Transforming Growth Factor-β₁ Specifically Induce Proteins Involved in the Myofibroblast Contractile Apparatus*

Abstract

Transforming growth factor-β₁ (TGF-β₁) induces α-smooth muscle actin (α-SMA) and collagen synthesis in fibroblast both in vivo and in vitro and plays a significant role in tissue repair and the development of fibrosis. During these processes the fibroblasts differentiate into activated fibroblasts (so called myofibroblasts), characterized by increased α-SMA expression. Because TGF-β₁ is considered the main inducer of the myofibroblast phenotype and cytoskeletal changes accompany this differentiation, the main objective of this investigation was to study how TGF-β₁ alters protein expression of cytoskeletal-associated proteins.
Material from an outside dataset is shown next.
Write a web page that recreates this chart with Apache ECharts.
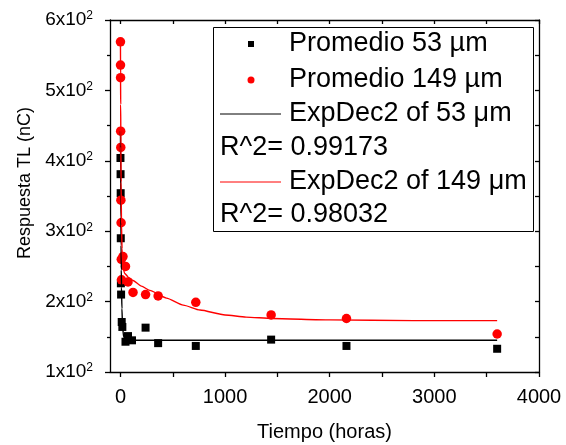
<!DOCTYPE html>
<html>
<head>
<meta charset="utf-8">
<script src="https://cdn.jsdelivr.net/npm/echarts@6/dist/echarts.min.js"></script>
<style>
html,body{margin:0;padding:0;background:#fff;}
#c{width:566px;height:445px;}
</style>
</head>
<body>
<div id="c"></div>
<script>
// ---- data ----
const tiempo53 = [0, 1, 2, 3, 4, 6, 12, 18, 48, 72, 110, 240, 360, 720, 1440, 2160, 3600];
const resp53   = [404, 381, 354, 290, 226, 210, 171, 164, 143, 151, 145, 163, 141, 137, 146, 137, 133];

const tiempo149 = [0, 0.5, 1, 2, 3, 4, 6, 8, 10, 24, 48, 72, 120, 240, 360, 720, 1440, 2160, 3600];
const resp149   = [569, 536, 518, 442, 419, 344, 312, 260, 231, 264, 250, 228, 213, 210, 208, 199, 181, 176, 154];

const fitX53 = [0, 2, 4, 6, 8, 10, 14, 20, 30, 50, 100, 500, 1000, 2000, 3000, 3600];
const fitY53 = [442, 380, 320, 280, 245, 220, 190, 165, 150, 145.5, 145, 145, 145, 145, 145, 145];

const fitX149 = [0, 1, 2, 4, 6, 10, 15, 22, 40, 80, 120, 200, 280, 440, 600, 760, 1000, 1200, 1450, 2000, 2800, 3600];
const fitY149 = [565, 520, 480, 420, 370, 310, 275, 250, 240, 234, 230, 222, 216, 205, 195, 188, 181, 178, 176, 174, 173, 173];

const xLabelValues = [0, 1000, 2000, 3000, 4000];
const xTickValues = [0, 500, 1000, 1500, 2000, 2500, 3000, 3500, 4000];

const seriesNames = ['Promedio 53 µm', 'Promedio 149 µm', 'ExpDec2 of 53 μm', 'ExpDec2 of 149 μm'];
const r2Texts = ['R^2= 0.99173', 'R^2= 0.98032'];
const xTitle = 'Tiempo (horas)';
const yTitle = 'Respuesta TL (nC)';

const FONT = '"Liberation Sans", Arial, sans-serif';
const zip = (xs, ys) => xs.map((x, i) => [x, ys[i]]);

const chart = echarts.init(document.getElementById('c'), null, {renderer: 'canvas'});

const legX = 213, legY = 27, legW = 320, legH = 204;
const rowY = [44, 80, 114, 148, 182, 215];
const txtX = 289;
const legFont = 27;

const graphics = [
  {type: 'rect', z: 100, shape: {x: legX + 0.5, y: legY + 0.5, width: legW, height: legH},
   style: {fill: '#fff', stroke: '#000', lineWidth: 1}},
  {type: 'rect', z: 101, shape: {x: 248, y: rowY[0] - 3, width: 6, height: 6}, style: {fill: '#000'}},
  {type: 'circle', z: 101, shape: {cx: 251, cy: rowY[1], r: 3.5}, style: {fill: '#ff0000'}},
  {type: 'line', z: 101, shape: {x1: 220, y1: rowY[2], x2: 281, y2: rowY[2]}, style: {stroke: '#000', lineWidth: 1}},
  {type: 'line', z: 101, shape: {x1: 220, y1: rowY[4], x2: 281, y2: rowY[4]}, style: {stroke: '#ff0000', lineWidth: 1}},
  {type: 'text', z: 101, x: txtX, y: rowY[0], style: {text: seriesNames[0], font: legFont + 'px ' + FONT, fill: '#000', verticalAlign: 'middle'}},
  {type: 'text', z: 101, x: txtX, y: rowY[1], style: {text: seriesNames[1], font: legFont + 'px ' + FONT, fill: '#000', verticalAlign: 'middle'}},
  {type: 'text', z: 101, x: txtX, y: rowY[2], style: {text: seriesNames[2], font: legFont + 'px ' + FONT, fill: '#000', verticalAlign: 'middle'}},
  {type: 'text', z: 101, x: 220, y: rowY[3], style: {text: r2Texts[0], font: legFont + 'px ' + FONT, fill: '#000', verticalAlign: 'middle'}},
  {type: 'text', z: 101, x: txtX, y: rowY[4], style: {text: seriesNames[3], font: legFont + 'px ' + FONT, fill: '#000', verticalAlign: 'middle'}},
  {type: 'text', z: 101, x: 220, y: rowY[5], style: {text: r2Texts[1], font: legFont + 'px ' + FONT, fill: '#000', verticalAlign: 'middle'}}
];

const axisLineStyle = {color: '#000', width: 1.3};

const option = {
  animation: false,
  backgroundColor: '#fff',
  textStyle: {fontFamily: FONT},
  grid: {left: 110, right: 27, top: 20, bottom: 73, containLabel: false, outerBoundsMode: 'none'},
  xAxis: [
    {
      type: 'value', position: 'bottom', min: -100, max: 4000,
      name: xTitle, nameLocation: 'middle', nameGap: 50,
      nameTextStyle: {fontSize: 20, color: '#000', fontFamily: FONT},
      axisLine: {show: true, onZero: false, lineStyle: axisLineStyle},
      axisTick: {show: true, inside: false, length: 5, customValues: xTickValues, lineStyle: {color: '#000', width: 1.3}},
      axisLabel: {show: true, customValues: xLabelValues, formatter: v => String(v), fontSize: 20, color: '#000', margin: 15, fontFamily: FONT},
      splitLine: {show: false}
    },
    {
      type: 'value', position: 'top', min: -100, max: 4000,
      axisLine: {show: true, onZero: false, lineStyle: axisLineStyle},
      axisTick: {show: true, inside: true, length: 4, customValues: xTickValues, lineStyle: {color: '#000', width: 1.3}},
      axisLabel: {show: false},
      splitLine: {show: false}
    }
  ],
  yAxis: [
    {
      type: 'value', position: 'left', min: 100, max: 600, interval: 100,
      name: yTitle, nameLocation: 'middle', nameGap: 76, nameRotate: 90,
      nameTextStyle: {fontSize: 18, color: '#000', fontFamily: FONT, padding: [0, 0, 0, 26]},
      axisLine: {show: true, onZero: false, lineStyle: axisLineStyle},
      axisTick: {show: true, inside: false, length: 5, lineStyle: {color: '#000', width: 1.3}},
      minorTick: {show: true, splitNumber: 2, length: 3, lineStyle: {color: '#000', width: 1.3}},
      axisLabel: {
        show: true, margin: 17, color: '#000',
        formatter: v => '{m|' + (v / 100) + 'x10}{s|2}',
        rich: {
          m: {fontSize: 19, fontFamily: FONT, color: '#000', lineHeight: 20},
          s: {fontSize: 12, fontFamily: FONT, color: '#000', verticalAlign: 'top', lineHeight: 20}
        }
      },
      splitLine: {show: false}
    },
    {
      type: 'value', position: 'right', min: 100, max: 600, interval: 50,
      axisLine: {show: true, onZero: false, lineStyle: axisLineStyle},
      axisTick: {show: true, inside: true, length: 4, lineStyle: {color: '#000', width: 1.3}},
      axisLabel: {show: false},
      splitLine: {show: false}
    }
  ],
  graphic: graphics,
  series: [
    {
      name: seriesNames[0], type: 'scatter', xAxisIndex: 0, yAxisIndex: 0,
      symbol: 'rect', symbolSize: 8, itemStyle: {color: '#000', opacity: 1},
      data: zip(tiempo53, resp53), z: 3
    },
    {
      name: seriesNames[1], type: 'scatter', xAxisIndex: 0, yAxisIndex: 0,
      symbol: 'circle', symbolSize: 9.5, itemStyle: {color: '#ff0000', opacity: 1},
      data: zip(tiempo149, resp149), z: 4
    },
    {
      name: seriesNames[2], type: 'line', xAxisIndex: 0, yAxisIndex: 0,
      showSymbol: false, smooth: 0.2, smoothMonotone: 'x',
      lineStyle: {color: '#000', width: 1.4}, itemStyle: {color: '#000'},
      data: zip(fitX53, fitY53), z: 5
    },
    {
      name: seriesNames[3], type: 'line', xAxisIndex: 0, yAxisIndex: 0,
      showSymbol: false, smooth: 0.2, smoothMonotone: 'x',
      lineStyle: {color: '#ff0000', width: 1.4}, itemStyle: {color: '#ff0000'},
      data: zip(fitX149, fitY149), z: 6
    }
  ]
};
chart.setOption(option);
</script>
</body>
</html>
Metabolic labeling of cell cultures by [³⁵S]methionine, followed by protein separation on two-dimensional gel electrophoresis, displayed ∼2500 proteins in the pIinterval of 3–10. Treatment of TGF-β₁ led to specific spot pattern changes that were identified by mass spectrometry and represent specific induction of several members of the contractile apparatus such as calgizzarin, cofilin, and profilin. These proteins have not previously been shown to be regulated by TGF-β₁, and the functional role of these proteins is to participate in the depolymerization and stabilization of the microfilaments. These results show that TGF-β₁ induces not only α-SMA but a whole set of actin-associated proteins that may contribute to the increased contractile properties of the myofibroblast. These proteins accompany the induced expression of α-SMA and may participate in the formation of stress fibers, cell contractility, and cell spreading characterizing the myofibroblasts phenotype.